«Antoñete» murió en el hospital de Majadahonda y por ello forjó una leyenda vinculada a esta ciudad tan taurina

MANU RAMOS. «Toros: Diez años sin Antoñete. El mítico torero del mechón blanco, paradigma de pureza e icono taurino de la «movida» madrileña a raíz de su reaparición de los años 80, falleció en Majadahonda el 22 de octubre de 2011«. Así titula «El Correo de Andalucía» el reportaje del periodista Álvaro R. Del Moral desde Sevilla este 22 de octubre de 2021 en el que recuerda aquel «ruedo blanco» sanitario que era el hospital majariego Puerta de Hierro como «con la anochecida y el regusto de un festejo amable y triunfal llegó el retorno y la larga cola de coches por la carretera de Sevilla: Coria, Gelves, San Juan… Pero hubo una noticia que no tardó en circular por todos los móviles del toreo. Antoñete había muerto. La narración del festejo cigarrero iba a quedar en segundo plano mientras los plumillas se apresuraban a rescatar la biografía del torero madrileño para trazar su obituario. Chenel había dejado de existir en el hospital Puerta de Hierro de Majadahonda. No pilló de sorpresa: en aquellos días se había venido rumoreando el agravamiento de su estado. Los pulmones del viejo torero del barrio de Las Ventas, mellados a golpes de tabaco y toreo, no podían tener una nueva oportunidad. Tenía 79 años y venía peleando con una bronconeumonía desde hacía mucho tiempo atrás. Su presencia en el palco de comentarista de Canal Plus, también sus intervenciones radiofónicas, se habían ido espaciando a la vez que sus idas y venidas a los hospitales se convertían en constante. No podía haber una vuelta atrás».

Álvaro R. Del Moral

«Antonio Chenel Albadalejo, «Antoñete» en los carteles, había nacido en Madrid en 1932. Su niñez en el barrio de Las Ventas, la cercanía al manejo del ganado junto a su tío, mayoral del coso madrileño, acabarían determinando su íntima vocación torera. En 1946 llegaría el primer traje de luces aunque la alternativa, que tomó en la plaza de Castellón, se haría esperar hasta 1953. Antoñete consiguió pronto vitola de torero ortodoxo, de intérprete clásico de caro concepto aunque las lesiones y las cornadas, también los dientes de sierra de su propia vida, no le auparon al friso de las grandes figuras en aquellos años de forja. El torero del mechón blanco -una de sus señas de identidad- sí se hizo con un aura de bohemia, de matador de culto que tendría que esperar a su madurez para alcanzar la definitiva escalada a la primera fila del toreo», señala el autor del reportaje.

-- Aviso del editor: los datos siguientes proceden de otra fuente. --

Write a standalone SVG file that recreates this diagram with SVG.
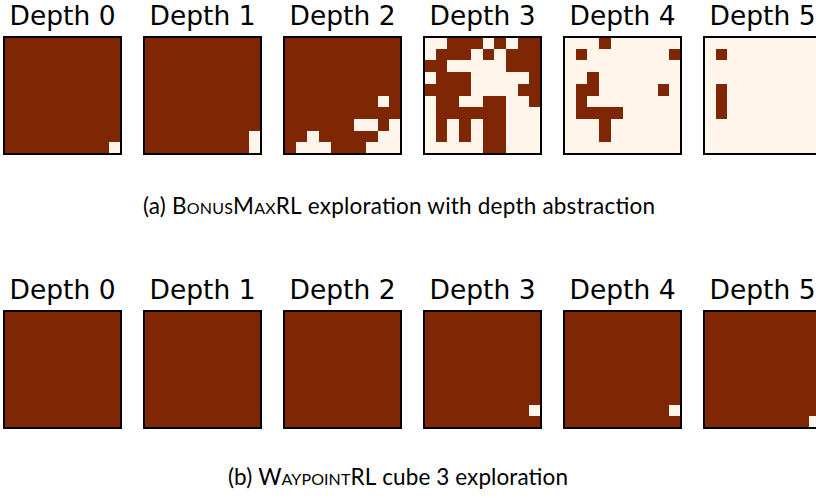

El tabaco acortó una vida que podía haber sido centenaria

Y concluye: «Antoñete se hizo presente en la escena capitalina en un momento de desenfadada vida cultural. No tardó en convertirse en el icono taurino de aquel Madrid que se asomaba a la nueva década con optimismo y descargado de prejuicios. Había sido adoptado como torero de la ’Movida’ y en un lustro prodigioso logró cimentar su definitiva impronta como gran figura del toreo. En 1985 fue testigo de la trágica cornada mortal de José Cubero «Yiyo» en Colmenar Viejo, un jovencísimo amigo y pupilo que le dejó en la más profunda desolación con su muerte. Ese mismo año se preparó su retirada en el ruedo de Madrid, la plaza de su vida, convertida en un acontecimiento en el que las cosas no salieron como se esperaban. Tampoco importó. La afición madrileña lo sacó a hombros del coso venteño recordando que, aquel mismo año, había firmado una de las faenas de su vida al toro ‘Cantinero’, del hierro de Garzón«, dice el autor.